+++ RAW DATA
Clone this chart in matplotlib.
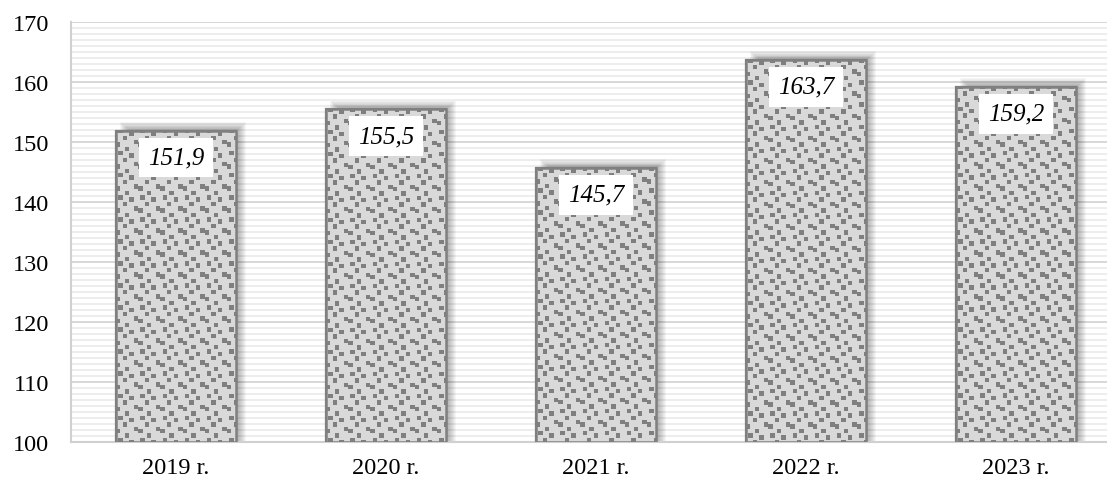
import numpy as np
import matplotlib
matplotlib.use("Agg")
import matplotlib.pyplot as plt
from matplotlib.patches import Rectangle

categories = ["2019 r.", "2020 r.", "2021 r.", "2022 r.", "2023 r."]
values = [151.9, 155.5, 145.7, 163.7, 159.2]
labels = ["151,9", "155,5", "145,7", "163,7", "159,2"]
y_ticks = [100, 110, 120, 130, 140, 150, 160, 170]

# fixed confetti-like tile: 10x10 cells, dark squares 2x2 cells
TILE = np.zeros((10, 10), dtype=int)
for r, c in [(0, 1), (1, 6), (3, 3), (5, 8), (6, 0), (8, 4)]:
    TILE[r:r + 2, c:c + 2] = 1

CELL_PX = 2.2
FONT = "Liberation Serif"

fig = plt.figure(figsize=(11.07, 4.85), dpi=100)
# plot area extends slightly past the right edge of the image, as in the reference
ax = fig.add_axes([71 / 1107, 42 / 485, 1050 / 1107, 420 / 485])
ax.set_ylim(100, 170)
ax.set_xlim(-0.5, len(categories) - 0.5)

# striped background
for v in np.arange(100, 171, 1):
    if v % 10 == 0:
        ax.axhline(v, color="#d4d4d4", lw=1.3, zorder=0)
    else:
        ax.axhline(v, color="#ececec", lw=1.3, zorder=0)

for s in ["top", "right"]:
    ax.spines[s].set_visible(False)
for s in ["left", "bottom"]:
    ax.spines[s].set_color("#d0d0d0")
    ax.spines[s].set_linewidth(1.5)

x = np.arange(len(categories))
bw = 0.567
bars = ax.bar(x, [v - 100 for v in values], bottom=100, width=bw,
              color="#d9d9d9", edgecolor="#7f7f7f", linewidth=1.6, zorder=3)

fig.canvas.draw()
trans = ax.transData
px_y = abs(trans.transform((0, 101))[1] - trans.transform((0, 100))[1])
px_x = abs(trans.transform((1, 100))[0] - trans.transform((0, 100))[0])

cmap = matplotlib.colors.ListedColormap(["#d9d9d9", "#7f7f7f"])
for xi, v, lbl, b in zip(x, values, labels, bars):
    x0, x1 = xi - bw / 2, xi + bw / 2
    # soft shadow (to the right and above)
    for k in range(1, 11):
        ax.add_patch(Rectangle((x0 + (14 - k) / px_x, 100),
                               bw + (2 * k - 14) / px_x, v - 100 + k * 0.85 / px_y,
                               facecolor="#000000", alpha=0.035, lw=0, zorder=2))
    wpx = bw * px_x
    hpx = (v - 100) * px_y
    nx = int(wpx / CELL_PX) + 1
    ny = int(hpx / CELL_PX) + 1
    tex = np.tile(TILE, (ny // TILE.shape[0] + 1, nx // TILE.shape[1] + 1))[:ny, :nx]
    y_top_ext = 100 + ny * CELL_PX / px_y
    im = ax.imshow(tex, extent=(x0, x0 + nx * CELL_PX / px_x, 100, y_top_ext),
                   origin="upper", cmap=cmap, vmin=0, vmax=1,
                   interpolation="nearest", aspect="auto", zorder=3.5)
    im.set_clip_path(b)
    ax.add_patch(Rectangle((x0, 100), bw, v - 100, facecolor="none",
                           edgecolor="#808080", lw=1.8, zorder=4))
    ax.text(xi, v - 4.5, lbl, ha="center", va="center", fontsize=18,
            style="italic", family=FONT, zorder=6,
            bbox=dict(boxstyle="square,pad=0.35", facecolor="white", edgecolor="none"))

ax.set_aspect("auto")
ax.set_xlim(-0.5, len(categories) - 0.5)
ax.set_ylim(100, 170)
ax.set_yticks(y_ticks)
ax.set_yticklabels([str(t) for t in y_ticks], family=FONT, fontsize=17.5)
ax.set_xticks(x)
ax.set_xticklabels(categories, family=FONT, fontsize=17.5)
ax.tick_params(axis="both", length=0)
ax.tick_params(axis="y", pad=16)
ax.tick_params(axis="x", pad=11)

fig.savefig("out.png", dpi=100)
++++++
YOUR GOAL: Reproduce the material above exactly, first line through the line that contains "y_ticks = [100, 110, 120, 130, 140, 150, 160, 170]", minus the pictures.

WORKED SOLUTION:
Clone this chart in matplotlib.
import numpy as np
import matplotlib
matplotlib.use("Agg")
import matplotlib.pyplot as plt
from matplotlib.patches import Rectangle

categories = ["2019 r.", "2020 r.", "2021 r.", "2022 r.", "2023 r."]
values = [151.9, 155.5, 145.7, 163.7, 159.2]
labels = ["151,9", "155,5", "145,7", "163,7", "159,2"]
y_ticks = [100, 110, 120, 130, 140, 150, 160, 170]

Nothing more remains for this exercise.